Look over the lines below. Report each one that includes the string "React".
===== Provided material
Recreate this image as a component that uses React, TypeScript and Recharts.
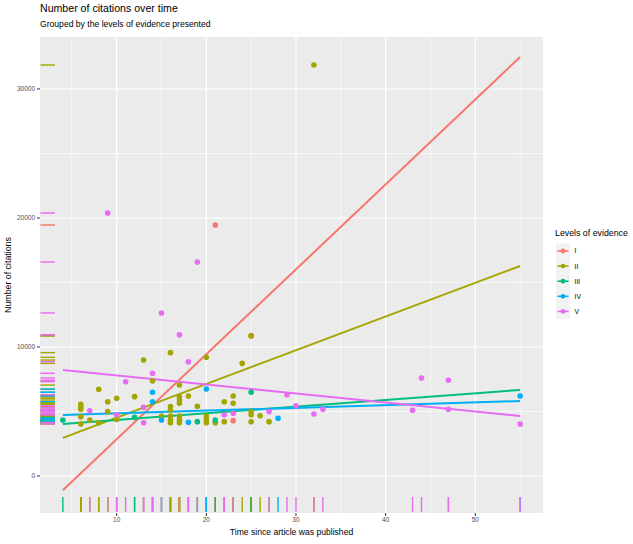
import React from "react";
import { ComposedChart, Scatter, Line, XAxis, YAxis, CartesianGrid } from "recharts";

const X_MIN = 1.45;
const X_MAX = 57.55;
const Y_MIN = -2870;
const Y_MAX = 34030;

const levels = ["I", "II", "III", "IV", "V"];
const levelColors = ["#F8766D", "#A3A500", "#00BF7D", "#00B0F6", "#E76BF3"];

const xTicks = [10, 20, 30, 40, 50];
const yTicks = [0, 10000, 20000, 30000];
const xMinor = [5, 15, 25, 35, 45, 55];
const yMinor = [5000, 15000, 25000];

const pointsI = [
  { t: 25, n: 10880 },
  { t: 21, n: 19460 },
  { t: 23, n: 4290 },
];

const pointsII = [
  { t: 6, n: 5560 }, { t: 6, n: 5370 }, { t: 6, n: 5170 }, { t: 6, n: 4600 }, { t: 6, n: 4030 },
  { t: 7, n: 4340 },
  { t: 8, n: 6720 }, { t: 8, n: 4130 },
  { t: 9, n: 5760 }, { t: 9, n: 4990 },
  { t: 10, n: 6020 }, { t: 10, n: 4380 },
  { t: 12, n: 6150 },
  { t: 13, n: 8990 },
  { t: 14, n: 7360 },
  { t: 15, n: 4650 },
  { t: 16, n: 9560 }, { t: 16, n: 5380 }, { t: 16, n: 5120 }, { t: 16, n: 4650 }, { t: 16, n: 4340 }, { t: 16, n: 4130 },
  { t: 17, n: 7050 }, { t: 17, n: 6150 }, { t: 17, n: 5890 }, { t: 17, n: 5640 }, { t: 17, n: 4650 }, { t: 17, n: 4340 }, { t: 17, n: 4130 },
  { t: 18, n: 6200 },
  { t: 19, n: 5400 },
  { t: 20, n: 9200 }, { t: 20, n: 4650 }, { t: 20, n: 4380 }, { t: 20, n: 4130 },
  { t: 21, n: 4130 },
  { t: 22, n: 5760 }, { t: 22, n: 4210 },
  { t: 23, n: 6200 }, { t: 23, n: 5640 },
  { t: 24, n: 8730 },
  { t: 25, n: 10850 }, { t: 25, n: 5000 }, { t: 25, n: 4750 }, { t: 25, n: 4200 },
  { t: 26, n: 4670 },
  { t: 27, n: 4210 },
  { t: 32, n: 31860 },
];

const pointsIII = [
  { t: 4, n: 4340 },
  { t: 12, n: 4540 },
  { t: 19, n: 4210 },
  { t: 21, n: 4340 },
  { t: 25, n: 6490 },
];

const pointsIV = [
  { t: 14, n: 6490 }, { t: 14, n: 5760 },
  { t: 15, n: 4340 },
  { t: 18, n: 4160 },
  { t: 20, n: 6740 },
  { t: 28, n: 4470 },
  { t: 55, n: 6200 },
];

const pointsV = [
  { t: 7, n: 5060 },
  { t: 9, n: 20390 },
  { t: 10, n: 4750 },
  { t: 11, n: 7310 },
  { t: 13, n: 5320 }, { t: 13, n: 4130 },
  { t: 14, n: 7960 },
  { t: 15, n: 12640 },
  { t: 17, n: 10950 },
  { t: 18, n: 8860 },
  { t: 19, n: 16590 },
  { t: 22, n: 4750 },
  { t: 23, n: 4860 },
  { t: 27, n: 4990 },
  { t: 29, n: 6300 },
  { t: 30, n: 5440 },
  { t: 32, n: 4810 },
  { t: 33, n: 5170 },
  { t: 43, n: 5090 },
  { t: 44, n: 7600 },
  { t: 47, n: 7420 }, { t: 47, n: 5170 },
  { t: 55, n: 4030 },
];

const fitI = [{ t: 4, n: -1100 }, { t: 55, n: 32480 }];
const fitII = [{ t: 4, n: 2950 }, { t: 55, n: 16280 }];
const fitIII = [{ t: 4, n: 4030 }, { t: 55, n: 6670 }];
const fitIV = [{ t: 4, n: 4730 }, { t: 55, n: 5810 }];
const fitV = [{ t: 4, n: 8220 }, { t: 55, n: 4650 }];

const allPoints = [pointsI, pointsII, pointsIII, pointsIV, pointsV];
const allFits = [fitI, fitII, fitIII, fitIV, fitV];

const rugBottom = allPoints.flatMap((pts, g) => pts.map((p) => ({ t: p.t, n: Y_MIN, g })));
const rugLeft = allPoints.flatMap((pts, g) => pts.map((p) => ({ t: X_MIN, n: p.n, g })));

const FONT = "'Liberation Sans', Arial, Helvetica, sans-serif";

const dotShape = (color: string) => (props: any) => {
  if (props.cx == null || props.cy == null) return <g />;
  return <circle cx={props.cx} cy={props.cy} r={2.8} fill={color} />;
};

const bottomRugShape = (props: any) => {
  if (props.cx == null || props.cy == null) return <g />;
  const c = levelColors[props.payload.g];
  return <line x1={props.cx} x2={props.cx} y1={props.cy - 16} y2={props.cy - 1} stroke={c} strokeWidth={1.4} />;
};

const leftRugShape = (props: any) => {
  if (props.cx == null || props.cy == null) return <g />;
  const c = levelColors[props.payload.g];
  return <line x1={props.cx + 0.5} x2={props.cx + 15} y1={props.cy} y2={props.cy} stroke={c} strokeWidth={1.4} />;
};

export default function App() {
  return (
    <div style={{ position: "absolute", left: 0, top: 0, width: 633, height: 544, background: "#fff" }}>
      <ComposedChart
        width={633}
        height={544}
        margin={{ top: 37, right: 90, left: 0, bottom: 0 }}
        style={{ fontFamily: FONT }}
      >
        <CartesianGrid
          verticalValues={xMinor}
          horizontalValues={yMinor}
          stroke="#ffffff"
          strokeWidth={0.6}
          fill="#ebebeb"
          fillOpacity={1}
        />
        <CartesianGrid
          verticalValues={xTicks}
          horizontalValues={yTicks}
          stroke="#ffffff"
          strokeWidth={1.2}
          fill="none"
        />
        <XAxis
          type="number"
          dataKey="t"
          domain={[X_MIN, X_MAX]}
          allowDataOverflow
          ticks={xTicks}
          axisLine={false}
          tickLine={{ stroke: "#333333" }}
          tickSize={3}
          tickMargin={1}
          tick={{ fontSize: 6.5, fill: "#4d4d4d", fontFamily: FONT }}
          height={31}
        />
        <YAxis
          type="number"
          dataKey="n"
          domain={[Y_MIN, Y_MAX]}
          allowDataOverflow
          ticks={yTicks}
          axisLine={false}
          tickLine={{ stroke: "#333333" }}
          tickSize={3}
          tickMargin={2}
          tick={{ fontSize: 6.5, fill: "#4d4d4d", fontFamily: FONT }}
          width={40}
        />
        {allPoints.map((pts, g) => (
          <Scatter
            key={"pts" + g}
            data={pts}
            shape={dotShape(levelColors[g])}
            isAnimationActive={false}
          />
        ))}
        {allFits.map((fit, g) => (
          <Line
            key={"fit" + g}
            data={fit}
            dataKey="n"
            type="linear"
            stroke={levelColors[g]}
            strokeWidth={2}
            dot={false}
            activeDot={false}
            isAnimationActive={false}
          />
        ))}
        <Scatter data={rugBottom} shape={bottomRugShape} isAnimationActive={false} />
        <Scatter data={rugLeft} shape={leftRugShape} isAnimationActive={false} />
      </ComposedChart>
      <svg
        width={633}
        height={544}
        style={{ position: "absolute", left: 0, top: 0, pointerEvents: "none", fontFamily: FONT }}
      >
        <text x={40} y={12} fontSize={10.6} fill="#000">Number of citations over time</text>
        <text x={40} y={27} fontSize={8.6} fill="#000">Grouped by the levels of evidence presented</text>
        <text transform="translate(11,275) rotate(-90)" textAnchor="middle" fontSize={8.8} fill="#000">
          Number of citations
        </text>
        <text x={291.5} y={534.5} textAnchor="middle" fontSize={8.6} fill="#000">
          Time since article was published
        </text>
        <text x={555} y={236} fontSize={8.8} fill="#000">Levels of evidence</text>
        {levels.map((lv, i) => {
          const cy = 251 + i * 15.1;
          return (
            <g key={lv}>
              <rect x={556} y={cy - 7.5} width={14} height={15} fill="#f2f2f2" />
              <line x1={557.5} x2={568.5} y1={cy} y2={cy} stroke={levelColors[i]} strokeWidth={1.6} />
              <circle cx={563} cy={cy} r={2.4} fill={levelColors[i]} />
              <text x={574.5} y={cy + 2.4} fontSize={6.8} fill="#000">{lv}</text>
            </g>
          );
        })}
      </svg>
    </div>
  );
}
==========
▶ _Finished answer_:
Recreate this image as a component that uses React, TypeScript and Recharts.
import React from "react";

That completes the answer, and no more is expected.